Vincent Bizien
Mothman Circus
Dans le monde de Vincent Bizien, il y va tout à la fois de l’idée de mascarade, de danse de mort, de jeux interdits et de mystérieux rituels dont les acteurs sont le plus souvent des figures juvéniles apeurées, comme si elles pressentaient l’avènement d’une catastrophe ou en revenaient stupéfaites de ce qu’elles avaient vécu.
Leurs visages simplement silhouettés ou violemment brouillés composent toute une galerie de masques qui témoignent d’un regard troublé sur l’autre. Comme si l’artiste lui-même avait peur de ses propres personnages et se laissait emporter dans une sorte de sarabande existentielle qu’il tentait par suite de transcrire d’un dessin à l’autre.
Vincent Bizien ne se raconte pas des histoires. Il met au monde des visions, travaillant sous le coup de l’impulsion, dans un état émotionnel intense. Aucune espèce de règle ne gouverne sa démarche sinon l’absence de règles de sorte à laisser advenir les images sans préliminaire aucun.

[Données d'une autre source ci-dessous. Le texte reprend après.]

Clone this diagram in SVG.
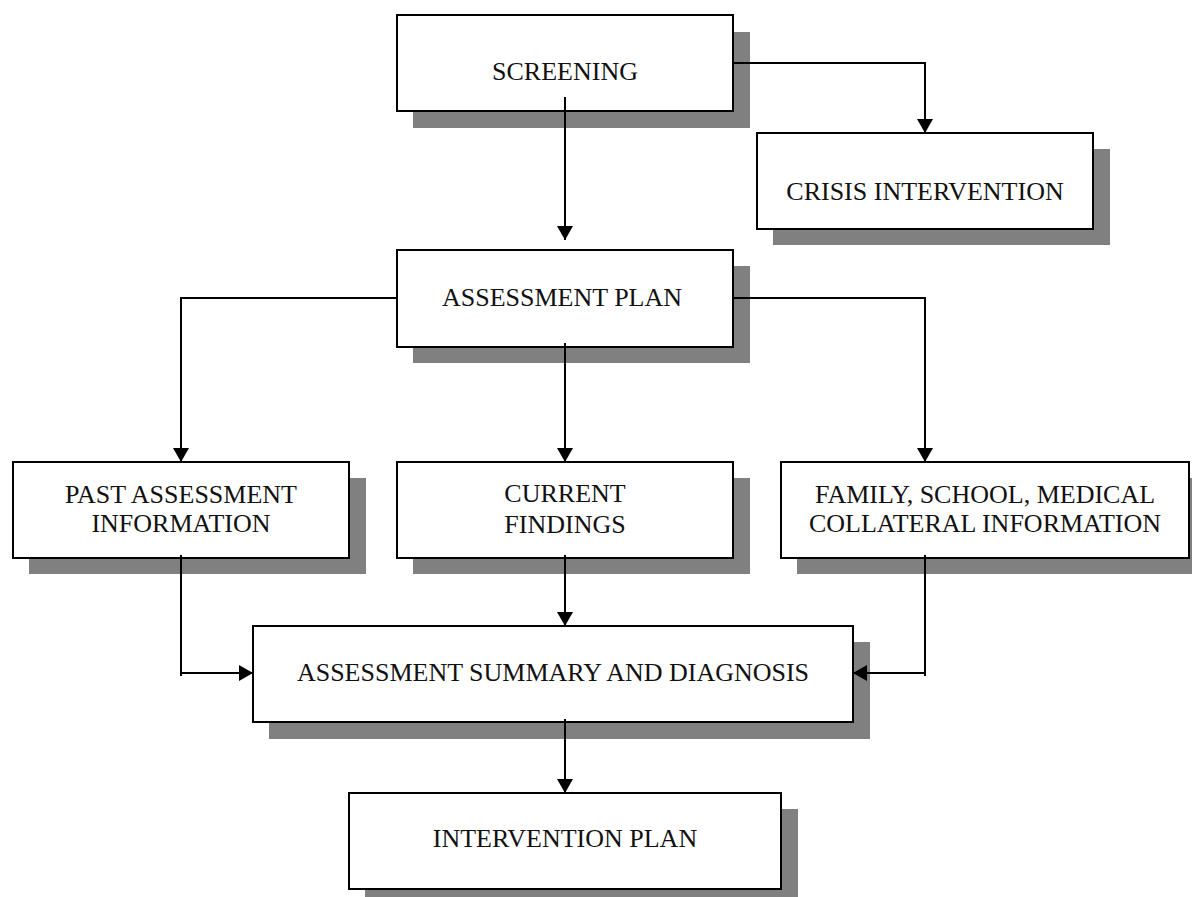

Un peu comme on va à la pêche au chalut.
Centré sur l’idée de portrait, sinon de figure, son travail puise aux sources les plus diverses, qu’elles soient culturelles —comme Goya, James Ensor ou Louis Soutter— ou autobiographiques —un visage croisé dans la rue qui le frappe, une image aperçue dans les médias, le souvenir d’une lecture, etc.
Quelque chose d’une débâcle et d’une perdition est à l’œuvre dans le travail de Bizien à l’instar des héros des romans de Richard Brautigan, thuriféraire de la contre-culture, surnommé le «dernier des Beats», auteur de La pêche de la truite en Amérique, best-seller de l’année 1967. Le même sentiment d’empathie, la même errance, la même atmosphère poétique, les mêmes inconnues de temps et d’espace.
Si l’un des thèmes récurrents de Vincent Bizien est le cirque, c’est qu’il désigne par excellence une arène où tout se joue et qu’il met en scène les deux faces, grinçante et drolatique, de l’homme. C’est aussi parce que le cirque sous-tend l’idée de parade et de la vie à côté, qui mêle l’étrange et le merveilleux, le bizarre et la fable, le banal et l’insensé. Et que le cirque détermine comme un lieu de résistance et de dérision à toute dérive humaine.